Harrington Distinguished Visiting Professor Lecture
Leading Authority on Adolescent Behavior To Discuss Why Teens Take Risks
It's a question that plagues parents of adolescents everywhere: "Why are so many teenagers determined to take risks?" One of the world's leading authorities on adolescent psychology, Laurence Steinberg, Ph.D., will tackle the topic at Baldwin Wallace University on Thursday, October 6 at 8 p.m. at the Kulas Musical Arts Building, 96 Front Street, Berea. This Harrington Distinguished Visiting Professor lecture is free and open to the public.
Dr. Steinberg's research has focused on a range of topics including adolescent brain development, risk-taking, decision-making, school achievement and juvenile justice. Currently the Distinguished University Professor and Laura H. Carnell Professor of Psychology at Temple University, he's been a frequent consultant to state and federal agencies and lawmakers on child labor, secondary education, and juvenile justice. He served as the lead scientist on the amicus brief filed by the American Psychological Association in the landmark U.S. Supreme Court case (Roper v. Simmons) that abolished the juvenile death penalty.

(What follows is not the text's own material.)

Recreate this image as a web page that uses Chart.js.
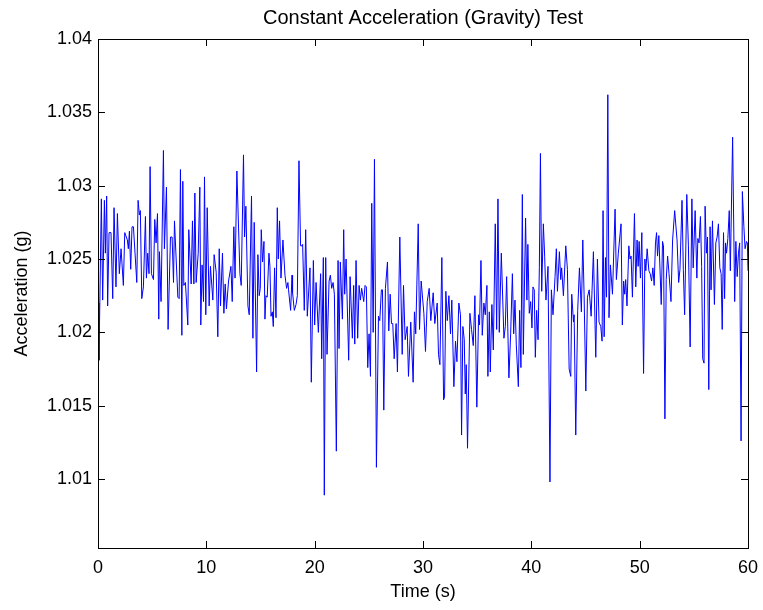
<!DOCTYPE html>
<html>
<head>
<meta charset="utf-8">
<title>Constant Acceleration (Gravity) Test</title>
<script src="https://cdn.jsdelivr.net/npm/chart.js@4.4.1/dist/chart.umd.min.js"></script>
<style>
  body { margin: 0; background: #fff; }
  #wrap { width: 763px; height: 610px; position: relative; }
</style>
</head>
<body>
<div id="wrap"><canvas id="gravityChart"></canvas></div>
<script>
// Données (temps en s, accélération en g)
const timeS = [
  0.00, 0.09, 0.31, 0.43, 0.59, 0.68, 0.80, 0.89, 1.02, 1.20, 1.36, 1.48, 1.66, 1.79, 1.97, 2.13,
  2.34, 2.47, 2.71, 2.80, 2.90, 3.02, 3.14, 3.27, 3.58, 3.70, 3.82, 3.91, 4.04, 4.19, 4.38, 4.47,
  4.59, 4.71, 4.81, 4.93, 5.12, 5.24, 5.36, 5.49, 5.61, 5.67, 5.82, 6.04, 6.13,
  6.32, 6.47, 6.69, 6.84, 6.97, 7.06, 7.37, 7.49, 7.61, 7.74, 7.83, 7.92, 8.07, 8.29, 8.38, 8.60,
  8.72, 8.85, 8.94, 9.06, 9.25, 9.40, 9.49, 9.61, 9.74, 9.83, 9.95, 10.08, 10.26, 10.38, 10.60, 10.72,
  10.91, 11.06, 11.19, 11.31, 11.49, 11.62, 11.74, 11.86, 12.05, 12.27, 12.39, 12.54, 12.65,
  12.82, 13.10, 13.22, 13.43, 13.53, 13.65, 13.84, 13.96, 14.17, 14.30, 14.42, 14.64, 14.76, 14.88,
  14.98, 15.07, 15.19, 15.32, 15.41, 15.50, 15.62, 15.78, 15.87, 15.97, 16.09, 16.18, 16.30, 16.43,
  16.55, 16.64, 16.76, 16.89, 17.07, 17.26, 17.41, 17.53, 17.59, 17.78, 17.91, 17.96, 18.12, 18.28,
  18.40, 18.55, 18.70, 18.83, 18.89, 19.04,
  19.17, 19.32, 19.57, 19.69, 19.88, 20.00, 20.13, 20.34, 20.55, 20.65, 20.80, 20.89, 21.02, 21.14,
  21.33, 21.45, 21.57, 21.70, 21.82, 22.00, 22.16, 22.25, 22.37, 22.56, 22.68, 22.77, 22.90, 23.14,
  23.27, 23.48, 23.60, 23.70, 23.82, 23.97, 24.10, 24.22, 24.34, 24.53, 24.65, 24.77, 24.90, 25.02,
  25.15, 25.27, 25.40, 25.52,
  25.70, 25.89, 26.01, 26.16, 26.26, 26.38, 26.53, 26.72, 26.84, 26.97, 27.09, 27.21, 27.34, 27.52,
  27.64, 27.86, 28.08, 28.20, 28.35, 28.54, 28.66, 28.87, 29.09, 29.21, 29.33, 29.56, 29.68, 29.83,
  30.08, 30.23, 30.39, 30.57, 30.72, 30.94, 31.09, 31.31, 31.43, 31.56, 31.74, 31.90, 31.99,
  32.11, 32.24, 32.39, 32.54, 32.66, 32.85, 33.00, 33.13, 33.31, 33.46, 33.56, 33.68, 33.81, 33.90,
  33.99, 34.11, 34.33, 34.48, 34.64, 34.79, 34.97, 35.13, 35.22, 35.35, 35.47, 35.62, 35.75, 35.90,
  35.99, 36.12, 36.21, 36.36, 36.49, 36.67, 36.80, 36.92, 37.04, 37.23, 37.47, 37.60, 37.72, 37.93,
  38.09, 38.25, 38.37, 38.49,
  38.61, 38.80, 38.92, 39.04, 39.17, 39.26, 39.47, 39.59, 39.68, 39.81, 39.94, 40.06, 40.15, 40.27,
  40.37, 40.49, 40.62, 40.74, 40.84, 40.96, 41.11, 41.23, 41.35, 41.54, 41.72, 41.85, 42.00, 42.19,
  42.31, 42.41, 42.59, 42.71, 42.80, 42.96, 43.18, 43.33, 43.49, 43.64, 43.73, 43.89, 43.95, 44.10,
  44.28, 44.44, 44.62, 44.75, 44.87, 45.03,
  45.18, 45.34, 45.52, 45.73, 45.95, 46.10, 46.25, 46.41, 46.53, 46.62, 46.72, 46.84, 46.94, 47.06,
  47.17, 47.30, 47.49, 47.73, 47.85, 48.03, 48.28, 48.40, 48.52, 48.62, 48.71, 48.83, 49.00, 49.11,
  49.21, 49.33, 49.52, 49.64, 49.76, 49.86, 49.95, 50.07, 50.20, 50.36, 50.48, 50.57, 50.69, 50.85,
  50.97, 51.10, 51.22, 51.34, 51.46,
  51.56, 51.65, 51.77, 51.99, 52.11, 52.20, 52.33, 52.45, 52.58, 52.71, 52.89, 53.04, 53.23, 53.45,
  53.60, 53.72, 53.91, 54.03, 54.15, 54.35, 54.50, 54.66, 54.82, 54.94, 55.12, 55.28, 55.37, 55.48,
  55.61, 55.72, 55.82, 55.94, 56.04, 56.16, 56.26, 56.38, 56.50, 56.59, 56.72, 56.90, 57.03, 57.15,
  57.27, 57.40, 57.52, 57.62, 57.74, 57.84, 57.93,
  58.02, 58.14, 58.27, 58.37, 58.58, 58.77, 58.88, 59.00, 59.12, 59.23, 59.36, 59.48, 59.62, 59.73,
  59.86, 59.94, 60.00
];

const accelG = [
  1.0220, 1.0181, 1.0291, 1.0222, 1.0290, 1.0254, 1.0293, 1.0218, 1.0268, 1.0268, 1.0223, 1.0285, 1.0231, 1.0281, 1.0240, 1.0257,
  1.0232, 1.0268, 1.0263, 1.0257, 1.0269, 1.0243, 1.0272, 1.0272, 1.0234, 1.0290, 1.0280, 1.0283, 1.0223, 1.0231, 1.0279, 1.0237,
  1.0254, 1.0240, 1.0313, 1.0240, 1.0236, 1.0277, 1.0261, 1.0281, 1.0209, 1.0255, 1.0221, 1.0324, 1.0257,
  1.0299, 1.0202, 1.0265, 1.0265, 1.0234, 1.0276, 1.0224, 1.0223, 1.0311, 1.0198, 1.0303, 1.0232, 1.0234, 1.0205, 1.0270, 1.0233,
  1.0276, 1.0233, 1.0295, 1.0234, 1.0254, 1.0299, 1.0205, 1.0246, 1.0221, 1.0306, 1.0212, 1.0285, 1.0218, 1.0245, 1.0222, 1.0253,
  1.0241, 1.0197, 1.0257, 1.0218, 1.0254, 1.0213, 1.0233, 1.0216, 1.0235, 1.0245, 1.0221, 1.0272, 1.0237,
  1.0310, 1.0240, 1.0232, 1.0321, 1.0265, 1.0286, 1.0218, 1.0212, 1.0293, 1.0196, 1.0275, 1.0173, 1.0253, 1.0225,
  1.0230, 1.0270, 1.0248, 1.0262, 1.0209, 1.0225, 1.0224, 1.0254, 1.0245, 1.0211, 1.0214, 1.0204, 1.0244, 1.0210,
  1.0285, 1.0250, 1.0276, 1.0237, 1.0263, 1.0239, 1.0230, 1.0234, 1.0229, 1.0215, 1.0239, 1.0227, 1.0215, 1.0219,
  1.0225, 1.0317, 1.0259, 1.0259, 1.0260, 1.0215,
  1.0270, 1.0211, 1.0244, 1.0166, 1.0249, 1.0205, 1.0234, 1.0200, 1.0240, 1.0182, 1.0251, 1.0089, 1.0251, 1.0185,
  1.0235, 1.0239, 1.0230, 1.0234, 1.0226, 1.0119, 1.0249, 1.0189, 1.0248, 1.0209, 1.0270, 1.0226, 1.0250, 1.0181,
  1.0238, 1.0196, 1.0232, 1.0192, 1.0249, 1.0196, 1.0232, 1.0222, 1.0230, 1.0221, 1.0232, 1.0231, 1.0176, 1.0199,
  1.0170, 1.0288, 1.0200, 1.0318,
  1.0108, 1.0211, 1.0208, 1.0229, 1.0229, 1.0147, 1.0230, 1.0248, 1.0201, 1.0226, 1.0206, 1.0206, 1.0182, 1.0206,
  1.0173, 1.0265, 1.0185, 1.0232, 1.0195, 1.0204, 1.0170, 1.0207, 1.0166, 1.0214, 1.0199, 1.0274, 1.0202, 1.0235,
  1.0213, 1.0187, 1.0221, 1.0230, 1.0208, 1.0227, 1.0206, 1.0220, 1.0185, 1.0178, 1.0251, 1.0154, 1.0156,
  1.0228, 1.0208, 1.0225, 1.0199, 1.0222, 1.0163, 1.0194, 1.0180, 1.0220, 1.0212, 1.0130, 1.0204, 1.0195, 1.0158,
  1.0178, 1.0121, 1.0213, 1.0202, 1.0191, 1.0225, 1.0149, 1.0212, 1.0205, 1.0249, 1.0198, 1.0220, 1.0212, 1.0232,
  1.0170, 1.0214, 1.0173, 1.0219, 1.0188, 1.0274, 1.0202, 1.0291, 1.0200, 1.0254, 1.0196, 1.0204, 1.0238, 1.0169,
  1.0199, 1.0240, 1.0199, 1.0222,
  1.0192, 1.0163, 1.0215, 1.0176, 1.0294, 1.0185, 1.0278, 1.0222, 1.0260, 1.0213, 1.0221, 1.0203, 1.0231, 1.0229,
  1.0183, 1.0215, 1.0195, 1.0244, 1.0322, 1.0228, 1.0274, 1.0252, 1.0222, 1.0245, 1.0098, 1.0229, 1.0212, 1.0238,
  1.0257, 1.0228, 1.0255, 1.0236, 1.0244, 1.0225, 1.0259, 1.0243, 1.0175, 1.0170, 1.0226, 1.0207, 1.0212, 1.0130,
  1.0215, 1.0244, 1.0214, 1.0263, 1.0226, 1.0160,
  1.0224, 1.0229, 1.0211, 1.0255, 1.0183, 1.0250, 1.0207, 1.0204, 1.0194, 1.0283, 1.0197, 1.0251, 1.0224, 1.0362,
  1.0210, 1.0246, 1.0226, 1.0284, 1.0236, 1.0254, 1.0274, 1.0205, 1.0235, 1.0226, 1.0236, 1.0218, 1.0259, 1.0250,
  1.0252, 1.0224, 1.0281, 1.0231, 1.0263, 1.0245, 1.0262, 1.0237, 1.0268, 1.0172, 1.0250, 1.0242, 1.0257, 1.0242,
  1.0240, 1.0235, 1.0244, 1.0232, 1.0261,
  1.0268, 1.0252, 1.0266, 1.0219, 1.0262, 1.0259, 1.0141, 1.0236, 1.0252, 1.0240, 1.0221, 1.0263, 1.0283, 1.0263,
  1.0234, 1.0243, 1.0290, 1.0243, 1.0212, 1.0294, 1.0259, 1.0190, 1.0291, 1.0244, 1.0283, 1.0237, 1.0264, 1.0261,
  1.0279, 1.0245, 1.0182, 1.0179, 1.0286, 1.0254, 1.0265, 1.0161, 1.0272, 1.0229, 1.0276, 1.0219, 1.0261, 1.0265,
  1.0274, 1.0244, 1.0240, 1.0202, 1.0268, 1.0223, 1.0261,
  1.0254, 1.0264, 1.0283, 1.0242, 1.0333, 1.0221, 1.0262, 1.0238, 1.0254, 1.0261, 1.0126, 1.0296, 1.0272, 1.0257,
  1.0262, 1.0261, 1.0242
];

const xTickValues = [0, 10, 20, 30, 40, 50, 60];
const yTickValues = [1.01, 1.015, 1.02, 1.025, 1.03, 1.035, 1.04];

const FONT = "'Liberation Sans', Arial, Helvetica, sans-serif";
const TICK_LEN = 7;

// Cadre + graduations vers l'intérieur (style MATLAB)
const cadreMatlab = {
    id: 'cadreMatlab',
    afterDatasetsDraw(chart) {
        const { ctx, chartArea: a, scales: { x, y } } = chart;
        ctx.save();
        ctx.strokeStyle = '#000';
        ctx.lineWidth = 1;
        ctx.beginPath();
        x.ticks.forEach(t => {
            const px = Math.round(x.getPixelForValue(t.value)) + 0.5;
            ctx.moveTo(px, a.bottom);
            ctx.lineTo(px, a.bottom - TICK_LEN);
            ctx.moveTo(px, a.top);
            ctx.lineTo(px, a.top + TICK_LEN);
        });
        y.ticks.forEach(t => {
            const py = Math.round(y.getPixelForValue(t.value)) + 0.5;
            ctx.moveTo(a.left, py);
            ctx.lineTo(a.left + TICK_LEN, py);
            ctx.moveTo(a.right, py);
            ctx.lineTo(a.right - TICK_LEN, py);
        });
        ctx.stroke();
        ctx.strokeRect(Math.round(a.left) + 0.5, Math.round(a.top) + 0.5,
            Math.round(a.right - a.left), Math.round(a.bottom - a.top));
        ctx.restore();
    }
};

const ctx = document.getElementById('gravityChart');
new Chart(ctx.getContext('2d'), {
    type: 'line',
    data: {
        datasets: [{
            data: timeS.map((t, i) => ({ x: t, y: accelG[i] })),
            borderColor: '#0000ff',
            borderWidth: 1,
            pointRadius: 0,
            tension: 0,
            fill: false
        }]
    },
    options: {
        responsive: true,
        maintainAspectRatio: false,
        animation: false,
        layout: { padding: { left: 0, right: 15, top: 0, bottom: 0 } },
        plugins: {
            legend: { display: false },
            tooltip: { enabled: false },
            title: {
                display: true,
                fullSize: false,
                text: 'Constant Acceleration (Gravity) Test',
                color: '#000',
                font: { family: FONT, size: 20, weight: 'normal' },
                padding: { top: 6, bottom: 9 }
            }
        },
        scales: {
            x: {
                type: 'linear',
                min: 0,
                max: 60,
                afterBuildTicks: s => { s.ticks = xTickValues.map(v => ({ value: v })); },
                afterFit: s => { s.height = 62; s.paddingLeft = 0; s.paddingRight = 0; },
                grid: { display: false, drawTicks: false },
                border: { display: false },
                ticks: {
                    color: '#000',
                    padding: 9,
                    maxRotation: 0,
                    font: { family: FONT, size: 18 }
                },
                title: {
                    display: true,
                    text: 'Time (s)',
                    color: '#000',
                    font: { family: FONT, size: 18 },
                    padding: { top: 0, bottom: 7 }
                }
            },
            y: {
                min: 1.0053,
                max: 1.04,
                afterBuildTicks: s => { s.ticks = yTickValues.map(v => ({ value: v })); },
                afterFit: s => { s.width = 98; },
                grid: { display: false, drawTicks: false },
                border: { display: false },
                ticks: {
                    color: '#000',
                    padding: 6,
                    font: { family: FONT, size: 18 },
                    callback: v => String(parseFloat(v.toFixed(3)))
                },
                title: {
                    display: true,
                    text: 'Acceleration (g)',
                    color: '#000',
                    font: { family: FONT, size: 18 },
                    padding: { top: 11, bottom: 0 }
                }
            }
        }
    },
    plugins: [cadreMatlab]
});
</script>
</body>
</html>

The author of 13 books and more than 300 articles and essays, Steinberg wrote in the newly revised edition of You and Your Adolescent, "Most books written for parents of teenagers were survival guides (many still are). Nowadays, adolescence is too long--15 years in some families--for mere survival. Knowledge, not fortitude, is what today's parents need."
In the revised edition, Steinberg examines new research into adolescent brain development and expands the definition of adolescence to age 25, recognizing that college graduates often remain dependent on their parents for an extended period.
A reception and book signing in the auditorium lobby will follow the program. The Harrington lecture is generously sponsored by the Kathryn Grover Harrington and Robert A. Harrington Distinguished Visiting Professor Fund.